Now, the illusion has shattered. The supply chain “diversification” to Vietnam or Mexico often merely embeds Chinese components deeper into the West’s consumption, proving you can’t rebuild a ladder after burning every rung for firewood. The financial cul-de-sac is complete. The West’s markets punish capital expenditure that lacks immediate payoff, and the West’s political systems struggle to justify investments whose benefits may span electoral cycles.

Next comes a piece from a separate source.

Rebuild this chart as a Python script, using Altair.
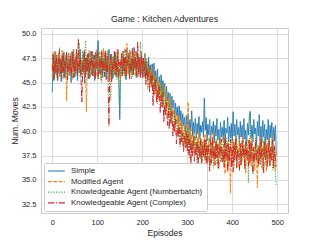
import altair as alt
import pandas as pd

series_names = [
    "Simple",
    "Modified Agent",
    "Knowledgeable Agent (Numberbatch)",
    "Knowledgeable Agent (Complex)",
]
colors = ["#1f77b4", "#ff7f0e", "#2ca02c", "#d62728"]
dashes = [[1, 0], [3.7, 1.6], [1, 1.65], [6.4, 1.6, 1, 1.6]]

episodes = list(range(0, 500, 2))

simple = [
    44.0, 47.5, 45.2, 48.2, 46.0, 47.1, 45.4, 48.0, 46.3, 47.4,
    45.1, 47.8, 46.2, 48.1, 45.5, 46.9, 47.7, 45.3, 48.0, 46.1,
    47.3, 45.0, 48.2, 46.4, 47.6, 45.6, 46.8, 48.3, 45.2, 47.0,
    46.0, 48.4, 45.7, 47.2, 46.5, 48.0, 44.9, 47.5, 46.1, 47.9,
    45.4, 47.1, 46.3, 48.2, 45.8, 46.9, 47.8, 45.2, 48.1, 46.4,
    47.2, 49.3, 45.9, 47.6, 46.0, 48.3, 45.5, 47.4, 46.7, 48.0,
    45.3, 47.2, 46.1, 48.4, 45.7, 46.8, 47.9, 45.4, 47.3, 46.2,
    48.1, 45.6, 47.0, 46.3, 45.0, 41.2, 46.4, 47.8, 45.9, 48.2,
    46.0, 47.4, 45.3, 48.5, 46.6, 47.0, 45.6, 48.1, 46.2, 47.5,
    45.8, 48.6, 46.4, 47.2, 45.5, 48.0, 46.9, 47.6, 45.7, 48.2,
    46.3, 47.5, 45.6, 48.0, 46.1, 47.2, 45.2, 47.6, 46.0, 46.8,
    44.9, 46.9, 45.3, 47.0, 44.6, 46.2, 45.0, 46.4, 43.9, 45.6,
    44.2, 45.8, 43.5, 45.2, 43.8, 44.9, 42.7, 44.6, 43.1, 44.0,
    42.2, 43.9, 41.8, 43.6, 42.4, 43.2, 41.3, 42.9, 41.6, 42.5,
    40.8, 42.6, 41.0, 42.1, 40.3, 41.8, 40.6, 41.4, 39.9, 41.6,
    40.2, 41.8, 39.6, 41.2, 40.0, 42.1, 39.5, 40.9, 39.8, 41.3,
    39.3, 40.8, 39.7, 41.5, 39.2, 40.6, 39.9, 41.0, 39.4, 43.4,
    40.1, 41.4, 39.0, 40.7, 39.6, 41.2, 38.9, 40.5, 39.7, 41.0,
    38.8, 40.6, 39.5, 41.3, 39.1, 40.2, 38.7, 40.9, 39.4, 40.4,
    39.0, 41.1, 38.6, 40.3, 39.8, 41.4, 38.9, 40.5, 39.3, 40.8,
    38.8, 42.0, 39.5, 40.7, 38.9, 41.2, 39.6, 40.4, 38.7, 41.0,
    39.4, 40.6, 38.8, 41.3, 39.2, 40.1, 38.5, 40.8, 39.6, 41.5,
    42.0, 39.3, 40.6, 38.9, 41.2, 39.7, 40.3, 38.6, 41.0, 39.5,
    41.7, 39.0, 40.5, 38.8, 41.1, 39.4, 40.7, 38.6, 40.2, 39.1,
    41.2, 38.7, 40.6, 39.3, 40.9, 38.5, 40.4, 39.0, 40.6, 37.6,
]
modified = [
    45.5, 47.9, 46.3, 48.2, 45.8, 47.4, 46.1, 48.0, 45.6, 47.2,
    46.4, 48.3, 45.3, 47.0, 46.6, 47.8, 43.1, 46.5, 47.9, 45.7,
    48.1, 46.0, 47.3, 45.4, 48.4, 46.2, 47.6, 45.9, 47.1, 46.5,
    48.0, 45.6, 47.4, 46.3, 48.2, 45.8, 47.0, 46.1, 42.0, 47.5,
    46.2, 48.3, 45.5, 47.7, 46.4, 48.0, 45.7, 47.2, 46.0, 48.4,
    45.6, 47.3, 46.5, 48.1, 45.2, 47.6, 46.3, 48.5, 45.9, 47.0,
    46.6, 48.2, 45.4, 47.5, 46.1, 47.9, 45.3, 46.8, 47.7, 45.8,
    47.2, 46.0, 48.3, 45.5, 47.4, 46.2, 45.1, 47.8, 46.4, 48.1,
    45.7, 47.3, 46.0, 49.0, 45.9, 47.6, 46.3, 48.2, 45.4, 47.1,
    46.5, 48.3, 45.8, 47.5, 46.1, 48.0, 45.6, 47.4, 46.7, 48.2,
    45.9, 47.3, 46.2, 47.9, 45.3, 47.0, 45.8, 46.6, 44.8, 46.3,
    45.0, 46.5, 44.3, 46.0, 44.8, 45.7, 43.6, 45.4, 44.0, 45.1,
    43.2, 44.9, 42.8, 44.3, 43.5, 44.6, 42.1, 43.8, 42.5, 43.4,
    41.6, 43.3, 41.0, 42.7, 41.5, 42.2, 40.6, 42.0, 40.8, 41.7,
    39.9, 41.6, 40.2, 41.1, 39.4, 40.8, 39.1, 40.6, 38.7, 40.2,
    38.6, 43.0, 38.9, 40.4, 38.2, 39.7, 37.8, 40.1, 38.4, 39.5,
    37.6, 39.3, 38.1, 40.0, 37.4, 39.2, 36.8, 38.9, 37.9, 39.6,
    37.2, 39.8, 36.9, 38.6, 37.7, 39.4, 36.5, 38.8, 37.3, 40.0,
    36.6, 38.5, 37.4, 39.1, 36.2, 38.7, 37.8, 39.3, 36.9, 38.2,
    37.5, 39.6, 35.6, 38.4, 37.0, 38.9, 36.4, 38.1, 33.6, 37.8,
    39.1, 36.8, 38.9, 37.4, 39.6, 36.2, 38.5, 37.8, 39.2, 36.5,
    38.0, 36.9, 39.4, 37.2, 38.6, 35.7, 38.3, 37.0, 39.2, 36.6,
    38.8, 36.4, 39.5, 37.3, 38.1, 36.0, 38.7, 37.5, 34.2, 38.4,
    36.9, 39.5, 37.1, 38.2, 36.0, 39.0, 37.6, 38.5, 35.9, 38.8,
    37.2, 39.3, 36.4, 38.1, 37.5, 39.6, 36.7, 38.4, 35.9, 37.8,
]
numberbatch = [
    46.8, 45.2, 47.6, 46.1, 48.0, 45.5, 47.3, 46.4, 48.6, 45.7,
    47.1, 45.9, 48.2, 46.3, 47.5, 45.4, 48.0, 46.6, 47.2, 45.8,
    46.9, 47.8, 45.3, 48.4, 46.2, 47.0, 45.7, 48.1, 46.5, 47.4,
    49.1, 46.0, 47.6, 45.6, 48.3, 46.4, 47.1, 49.3, 45.9, 47.7,
    46.3, 48.0, 45.5, 47.4, 46.7, 48.2, 45.8, 47.0, 46.1, 47.9,
    47.5, 45.8, 48.2, 46.6, 47.3, 45.0, 47.8, 46.2, 48.0, 45.6,
    47.4, 46.1, 48.3, 45.7, 46.9, 43.2, 46.4, 47.6, 45.5, 48.1,
    46.0, 47.7, 45.3, 48.2, 46.4, 41.9, 47.2, 45.7, 48.3, 46.0,
    47.6, 45.4, 48.0, 46.5, 47.2, 45.8, 48.4, 46.1, 47.5, 45.6,
    48.1, 46.3, 47.0, 45.5, 48.2, 46.6, 47.4, 45.9, 49.2, 46.8,
    46.0, 47.3, 45.4, 46.9, 45.7, 47.5, 44.3, 45.8, 46.6, 45.2,
    46.1, 44.4, 45.6, 43.6, 45.9, 44.2, 45.3, 42.8, 44.7, 43.8,
    44.5, 43.0, 44.9, 42.4, 43.9, 41.7, 43.2, 42.6, 43.7, 41.9,
    42.8, 40.8, 42.4, 41.4, 42.0, 40.0, 41.6, 40.7, 41.2, 39.6,
    40.8, 39.2, 40.6, 38.9, 40.2, 38.5, 39.9, 38.8, 40.4, 38.3,
    40.2, 37.8, 39.6, 38.1, 39.9, 37.2, 39.0, 38.3, 39.7, 37.5,
    38.9, 36.6, 39.4, 37.8, 38.6, 37.1, 39.2, 36.9, 38.4, 37.6,
    39.1, 35.2, 38.6, 37.0, 39.3, 36.4, 38.1, 37.6, 39.0, 36.2,
    38.5, 37.3, 39.2, 36.6, 38.0, 37.4, 39.5, 36.8, 38.3, 37.1,
    39.0, 36.5, 38.7, 37.7, 39.4, 36.3, 38.2, 37.2, 38.9, 36.7,
    37.1, 39.2, 36.3, 38.4, 37.7, 39.5, 36.8, 38.0, 37.3, 38.8,
    36.5, 39.0, 37.4, 38.3, 36.1, 39.3, 37.6, 38.6, 34.7, 38.1,
    42.1, 37.3, 38.9, 35.8, 38.2, 36.9, 39.3, 37.0, 38.6, 36.4,
    38.8, 37.2, 39.1, 36.2, 38.5, 37.5, 39.4, 36.6, 38.0, 37.3,
    39.0, 36.8, 38.3, 37.6, 39.2, 36.0, 38.4, 37.1, 35.5, 34.3,
]
complex_ = [
    46.2, 48.1, 45.4, 47.3, 46.0, 47.9, 45.2, 46.7, 48.3, 45.9,
    47.4, 46.1, 48.0, 45.6, 47.2, 46.5, 48.2, 45.3, 47.0, 46.3,
    47.8, 45.7, 46.9, 48.1, 45.5, 47.3, 46.2, 48.4, 45.8, 49.5,
    46.4, 47.6, 45.2, 43.0, 47.1, 46.0, 48.3, 45.6, 47.5, 46.2,
    48.0, 45.4, 47.2, 46.6, 48.2, 45.7, 46.9, 47.8, 45.3, 47.4,
    48.0, 45.3, 46.8, 47.5, 45.9, 48.1, 46.3, 47.2, 45.6, 48.3,
    46.1, 47.7, 45.4, 40.5, 46.6, 47.9, 45.1, 47.0, 46.4, 48.2,
    45.8, 47.3, 46.0, 48.4, 45.5, 47.1, 46.5, 48.0, 45.7, 47.6,
    46.2, 48.4, 45.6, 47.2, 46.8, 48.1, 45.4, 47.0, 46.3, 48.6,
    45.9, 47.5, 46.5, 48.2, 45.7, 49.2, 46.0, 47.4, 45.5, 47.8,
    45.4, 47.6, 46.2, 47.1, 44.8, 46.5, 45.3, 46.9, 44.0, 45.7,
    44.6, 46.0, 42.6, 44.9, 43.8, 45.3, 42.9, 44.2, 43.2, 44.6,
    41.9, 43.6, 42.5, 43.9, 41.0, 42.7, 41.6, 43.0, 40.6, 42.3,
    40.2, 41.8, 40.8, 42.0, 39.5, 40.9, 39.9, 41.3, 38.7, 40.3,
    39.4, 40.6, 38.4, 40.1, 38.9, 39.8, 37.9, 39.5, 38.3, 39.9,
    37.9, 39.7, 37.3, 39.2, 36.6, 38.8, 37.5, 39.5, 36.9, 38.4,
    37.6, 39.0, 36.1, 38.5, 37.2, 39.3, 36.7, 38.6, 37.4, 39.1,
    37.0, 39.1, 36.4, 38.6, 37.8, 35.9, 38.9, 36.7, 39.4, 37.2,
    38.3, 36.5, 39.0, 37.3, 38.7, 36.1, 38.4, 37.6, 39.2, 36.8,
    38.0, 36.3, 39.3, 37.1, 38.6, 35.8, 38.8, 37.0, 39.2, 36.3,
    38.3, 35.8, 38.8, 37.0, 39.2, 36.3, 38.1, 37.4, 35.9, 38.7,
    36.6, 39.0, 37.5, 38.4, 36.2, 38.9, 37.3, 38.1, 36.4, 39.1,
    36.8, 39.0, 37.5, 35.6, 38.4, 36.9, 39.1, 37.2, 38.0, 36.4,
    38.5, 36.6, 39.2, 37.4, 38.2, 35.7, 38.9, 37.1, 38.6, 36.3,
    37.9, 39.0, 36.5, 38.4, 37.0, 39.1, 36.2, 38.5, 37.3, 36.4,
]

all_values = [simple, modified, numberbatch, complex_]
rows = []
for name, vals in zip(series_names, all_values):
    for e, v in zip(episodes, vals):
        rows.append({"Episode": e, "Moves": v, "Agent": name})
df = pd.DataFrame(rows)

FONT = "Liberation Sans"

legend = alt.Legend(
    orient="none", legendX=3, legendY=135, title=None,
    fillColor="white", strokeColor="#cccccc", padding=4, cornerRadius=2,
    symbolType="M-2.8,0L2.8,0", symbolSize=36, symbolStrokeWidth=1.2,
    symbolOffset=4.5, labelOffset=10.5,
    labelFontSize=7.9, labelFont=FONT, labelColor="#262626",
    rowPadding=2.6,
)

xenc = alt.X("Episode:Q", title="Episodes",
             scale=alt.Scale(domain=[-25, 524], nice=False, zero=False),
             axis=alt.Axis(values=[0, 100, 200, 300, 400, 500], labelPadding=5, titlePadding=3))
yenc = alt.Y("Moves:Q", title="Num. Moves",
             scale=alt.Scale(domain=[31.6, 50.6], nice=False, zero=False),
             axis=alt.Axis(values=[32.5, 35.0, 37.5, 40.0, 42.5, 45.0, 47.5, 50.0],
                           format=".1f", labelPadding=5, titlePadding=2))
cenc = alt.Color("Agent:N", scale=alt.Scale(domain=series_names, range=colors), legend=legend)
denc = alt.StrokeDash("Agent:N", scale=alt.Scale(domain=series_names, range=dashes), legend=legend)

layers = []
for name in series_names:
    layers.append(
        alt.Chart(df).transform_filter(alt.datum.Agent == name)
        .mark_line(strokeWidth=1)
        .encode(x=xenc, y=yenc, color=cenc, strokeDash=denc, order="Episode:Q")
    )

chart = alt.layer(*layers).properties(
    width=247, height=185,
    title=alt.TitleParams("Game : Kitchen Adventures", font=FONT, fontSize=8.8,
                          fontWeight="normal", color="#262626", offset=4),
    autosize=alt.AutoSizeParams(type="none"),
    padding={"left": 33, "top": 20, "right": 16, "bottom": 28},
).configure_view(stroke="#cccccc", strokeWidth=1).configure_axis(
    grid=True, gridColor="#dddddd", gridWidth=1, ticks=False, domain=False,
    labelFont=FONT, labelFontSize=7.5, labelColor="#262626",
    titleFont=FONT, titleFontSize=8.5, titleFontWeight="normal", titleColor="#262626",
)

chart.save("out.html", embed_options={"renderer": "svg", "actions": False})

Thus, the West’s challenge is not merely competing with China, but competing with its own financialized identity. Addressing this requires more than policy tweaks; it demands a fundamental re-evaluation of corporate governance, incentive structures, and the purpose of capital. Without a mechanism to value strategic resilience as highly as quarterly ROI, the West’s responses will remain fragmented and reactive. China’s surplus is a monument to long-term planning. The West’s trillion-dollar question is whether the West’s liberated, yet paradoxically captive, markets can learn to think in terms of decades again—or if it is consigned to managing a managed decline.